Die einen sagen, das ist eine eingebaute Ransomware in der Software der Brille um Orqa zu erpressen. Bei einem guten Codereview hätte die das erkennen müssen. Die anderen sagen, dass sind Lizenzen, die abgelaufen sind und erneuert werden müssen. Wo sind die Lizenzverträge? Alles sehr komisch.

Mir egal. Tatsache ist: Sie haben ein Produkt gekauft, das nicht mehr so funktioniert, wie verkauft.

Sie müssen bei jedem Kauf darüber nachdenken, ob Sie dem Verkäufer eines Produkts mit digitalem Anteil vertrauen können. Wie oben, ob die Funktionen in ein paar Monaten noch genutzt werden können, ob es das Produkt noch gibt und ob die Firma die Software outsourced und die Qualität sichert oder nicht. Oder, und das erwarte ich in Zukunft mehr und mehr, ob man Sie einfach zu mehr Geld motivieren will.
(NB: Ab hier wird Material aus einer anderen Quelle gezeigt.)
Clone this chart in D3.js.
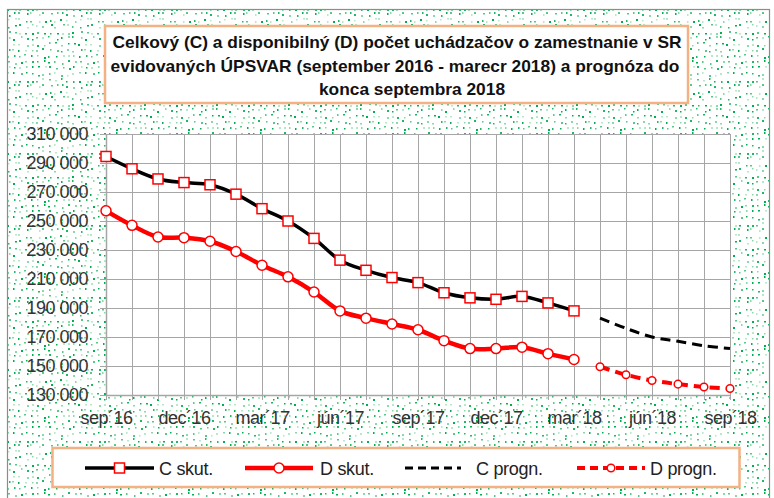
<!doctype html>
<head>
    <meta charset="utf-8">
    <title>Uchádzači o zamestnanie</title>
    <script src="https://d3js.org/d3.v7.min.js"></script>
    <style>
        body {margin:0; background:#fff;}
        svg {display:block; font-family:"Liberation Sans", Arial, sans-serif;}
        .grid line {stroke:#a6a6a6; stroke-width:1.5px; shape-rendering:crispEdges;}
        .grid path {display:none;}
        .axis path {stroke:#a6a6a6; stroke-width:1.5px;}
        .axis line {stroke:#a6a6a6; stroke-width:1.5px; shape-rendering:crispEdges;}
        .axis text {font-size:18px; fill:#333; letter-spacing:-0.5px;}
        .legend text {font-size:18px; fill:#222; letter-spacing:-0.3px;}
    </style>
</head>
<body>
    <script>
        "use strict";
        var months = ["sep´16","okt´16","nov´16","dec´16","jan´17","feb´17","mar´17","apr´17","máj´17","jún´17","júl´17","aug´17",
                      "sep´17","okt´17","nov´17","dec´17","jan´18","feb´18","mar´18","apr´18","máj´18","jún´18","júl´18","aug´18","sep´18"];
        var shownMonths = ["sep´16","dec´16","mar´17","jún´17","sep´17","dec´17","mar´18","jún´18","sep´18"];
        var yTicks = [130000,150000,170000,190000,210000,230000,250000,270000,290000,310000];

        // skutočnosť sep 2016 - mar 2018
        var cSkut = [294500,286000,279000,276500,275000,268500,258500,250000,238000,223000,216000,211000,207500,200500,197000,196000,198000,193500,188000];
        var dSkut = [257000,247000,239000,238500,236000,229000,219500,211500,201000,188000,183000,179000,175000,167500,162000,162000,163000,158500,154500];
        // prognóza apr 2018 - sep 2018
        var cProgn = [183000,176000,170000,167000,164000,162000];
        var dProgn = [149500,144000,140000,137500,135500,134500];

        var W = 774, H = 498;
        var svg = d3.select("body").append("svg").attr("width", W).attr("height", H);

        // confetti pattern of the chart area: one dot per small cell, jittered
        var defs = svg.append("defs");
        var T = 72, cell = 6;
        var pat = defs.append("pattern").attr("id", "confetti")
            .attr("patternUnits", "userSpaceOnUse").attr("width", T).attr("height", T);
        pat.append("rect").attr("width", T).attr("height", T).attr("fill", "#fff");
        var seed = 1234567;
        function rnd() { seed = (seed * 16807) % 2147483647; return seed / 2147483647; }
        for (var k = 0; k < 10; k++) rnd();
        var dotColors = ["#00b050","#1fb865","#55c985","#8ad9a8","#b8e8ca"];
        for (var gx = 0; gx < T; gx += cell) {
            for (var gy = 0; gy < T; gy += cell) {
                pat.append("rect")
                    .attr("x", gx + Math.floor(rnd() * (cell - 2)))
                    .attr("y", gy + Math.floor(rnd() * (cell - 2)))
                    .attr("width", rnd() < 0.55 ? 2 : 1.5).attr("height", rnd() < 0.6 ? 2 : 1.5)
                    .attr("fill", dotColors[Math.floor(rnd() * dotColors.length)]);
            }
        }

        svg.append("rect").attr("x", 7.5).attr("y", 9.5).attr("width", 762).attr("height", 500)
            .attr("fill", "url(#confetti)").attr("stroke", "#8c8c8c").attr("stroke-width", 1.2);

        // title
        svg.append("rect").attr("x", 105).attr("y", 26).attr("width", 583).attr("height", 77)
            .attr("fill", "#fff").attr("stroke", "#f4b183").attr("stroke-width", 2.5);
        var titleLines = [
            {t: "Celkový (C) a disponibilný (D) počet uchádzačov o zamestnanie v SR", cx: 397, y: 48},
            {t: "evidovaných ÚPSVAR (september 2016 - marecr 2018) a prognóza do", cx: 395, y: 72},
            {t: "konca septembra 2018", cx: 412, y: 95}
        ];
        var titles = svg.selectAll(".title").data(titleLines).enter().append("text")
            .attr("class", "title")
            .attr("y", function(d) { return d.y; })
            .style("font-size", "17px").style("font-weight", "bold").style("fill", "#111")
            .text(function(d) { return d.t; });
        // the original font is narrower, squeeze all lines by the same ratio
        var ratio = 569 / titles.nodes()[0].getComputedTextLength();
        titles.each(function(d) {
            var w = this.getComputedTextLength() * ratio;
            d3.select(this).attr("x", d.cx - w / 2).attr("textLength", w).attr("lengthAdjust", "spacingAndGlyphs");
        });

        // plot
        var pLeft = 106, pRight = 730, pTop = 134, pBottom = 395;
        var x = d3.scalePoint().domain(months).range([pLeft, pRight]);
        var y = d3.scaleLinear().domain([130000, 310000]).range([pBottom, pTop]);
        var fmt = d3.formatLocale({decimal: ",", thousands: " ", grouping: [3], currency: ["", ""]}).format(",");

        svg.append("rect").attr("x", pLeft).attr("y", pTop).attr("width", pRight - pLeft).attr("height", pBottom - pTop)
            .attr("fill", "#fff");

        svg.append("g").attr("class", "grid")
            .attr("transform", "translate(0," + pBottom + ")")
            .call(d3.axisBottom(x).tickSize(-(pBottom - pTop)).tickFormat(""));
        svg.append("g").attr("class", "grid")
            .attr("transform", "translate(" + pLeft + ",0)")
            .call(d3.axisLeft(y).tickValues(yTicks).tickSize(-(pRight - pLeft)).tickFormat(""));

        svg.append("g").attr("class", "axis")
            .attr("transform", "translate(" + pLeft + ",0)")
            .call(d3.axisLeft(y).tickValues(yTicks).tickSize(6).tickSizeOuter(0).tickPadding(12).tickFormat(fmt));
        var xAxis = svg.append("g").attr("class", "axis")
            .attr("transform", "translate(0," + pBottom + ")")
            .call(d3.axisBottom(x).tickSize(5).tickSizeOuter(0).tickPadding(14)
                .tickFormat(function(d) { return shownMonths.indexOf(d) >= 0 ? d : ""; }));
        xAxis.selectAll("text").attr("dy", "0.55em");

        var line = d3.line()
            .x(function(d) { return x(d.m); })
            .y(function(d) { return y(d.v); })
            .curve(d3.curveCatmullRom.alpha(0.5));

        function pts(vals, offset) {
            return vals.map(function(v, i) { return {m: months[i + offset], v: v}; });
        }
        var cS = pts(cSkut, 0), dS = pts(dSkut, 0);
        var cP = pts(cProgn, cSkut.length), dP = pts(dProgn, dSkut.length);

        svg.append("path").datum(cP).attr("d", line)
            .attr("fill", "none").attr("stroke", "#000").attr("stroke-width", 3).attr("stroke-dasharray", "10,6");
        svg.append("path").datum(dP).attr("d", line)
            .attr("fill", "none").attr("stroke", "#ff0000").attr("stroke-width", 4).attr("stroke-dasharray", "10,6");
        svg.append("path").datum(cS).attr("d", line)
            .attr("fill", "none").attr("stroke", "#000").attr("stroke-width", 3.5);
        svg.append("path").datum(dS).attr("d", line)
            .attr("fill", "none").attr("stroke", "#ff0000").attr("stroke-width", 4.5);

        svg.selectAll(".csq").data(cS).enter().append("rect")
            .attr("x", function(d) { return x(d.m) - 5; })
            .attr("y", function(d) { return y(d.v) - 5; })
            .attr("width", 10).attr("height", 10)
            .attr("fill", "#fff").attr("stroke", "#ff0000").attr("stroke-width", 1.5);
        svg.selectAll(".dci").data(dS).enter().append("circle")
            .attr("cx", function(d) { return x(d.m); })
            .attr("cy", function(d) { return y(d.v); })
            .attr("r", 5).attr("fill", "#fff").attr("stroke", "#ff0000").attr("stroke-width", 1.5);
        svg.selectAll(".dpc").data(dP).enter().append("circle")
            .attr("cx", function(d) { return x(d.m); })
            .attr("cy", function(d) { return y(d.v); })
            .attr("r", 3.8).attr("fill", "#fff").attr("stroke", "#ff0000").attr("stroke-width", 1.5);

        // legend
        svg.append("rect").attr("x", 52.5).attr("y", 448).attr("width", 687).attr("height", 39)
            .attr("fill", "#fff").attr("stroke", "#f4b183").attr("stroke-width", 2.5);
        var legendItems = [
            {name: "C skut.", x1: 85, x2: 154, tx: 159, color: "#000", w: 3.5, dash: null, mark: "square"},
            {name: "D skut.", x1: 245, x2: 313, tx: 320, color: "#ff0000", w: 4.5, dash: null, mark: "circle"},
            {name: "C progn.", x1: 405, x2: 461, tx: 476, color: "#000", w: 3, dash: "8,5", mark: null},
            {name: "D progn.", x1: 577, x2: 645, tx: 650, color: "#ff0000", w: 4, dash: "8,5", mark: "small"}
        ];
        var ly = 468;
        var lg = svg.append("g").attr("class", "legend");
        legendItems.forEach(function(it) {
            var mid = (it.x1 + it.x2) / 2;
            lg.append("line").attr("x1", it.x1).attr("x2", it.x2).attr("y1", ly).attr("y2", ly)
                .attr("stroke", it.color).attr("stroke-width", it.w).attr("stroke-dasharray", it.dash);
            if (it.mark === "square") {
                lg.append("rect").attr("x", mid - 5).attr("y", ly - 5).attr("width", 10).attr("height", 10)
                    .attr("fill", "#fff").attr("stroke", "#ff0000").attr("stroke-width", 1.5);
            } else if (it.mark) {
                lg.append("circle").attr("cx", mid).attr("cy", ly).attr("r", it.mark === "small" ? 3.8 : 5)
                    .attr("fill", "#fff").attr("stroke", "#ff0000").attr("stroke-width", 1.5);
            }
            lg.append("text").attr("x", it.tx).attr("y", ly + 6.5).text(it.name);
        });
    </script>
</body>
</html>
Ihnen, und so wie es aussieht dem Produktverkäufer, gehört das Produkt nicht.

Wer die Software hat ist King.

Ich stelle mehr und mehr fest, dass das Vertrauen in digitalisierte Produkte immer weniger gerechtfertigt ist.

In diese Welt sprinten wir mit Hochgeschwindigkeit, mit den Aussagen der FDP: Digitalisierung first, Bedenken second.

Life-as-a-Service
Blackmail-as-a-Service
Dependency-as-a-Service

Fazit

Wir waren abhängig vom russischen Gas, die Automobilindustrie ist abhängig von China. Man könnte den Eindruck gewinnen, wir machen bei der Software wieder genau denselben Fehler.

Abhängig von anderen Ländern oder Firmen in anderen Ländern, mit einem Umsatz, der weit über der jährlichen Staatsverschuldung liegt. Die sehr kreativ bei der Steuer sind und oftmals auch nicht sehr viel von Menschenrechten halten.

Uns gehört nichts mehr.

Mir macht das Sorge. Ich finde, die Politik müsste viel stärker regulieren, gerade im medizinischen Bereich.

Empfehlung

Brauchen Sie alle Produkte in digitaler Form? Kennen Sie die Firmen, von denen Sie die Produkte kaufen? Können Sie diesen vertrauen? Stellen Sie sich diese Fragen. Ich, für meinen Teil, beantworte mehr und mehr mit nein.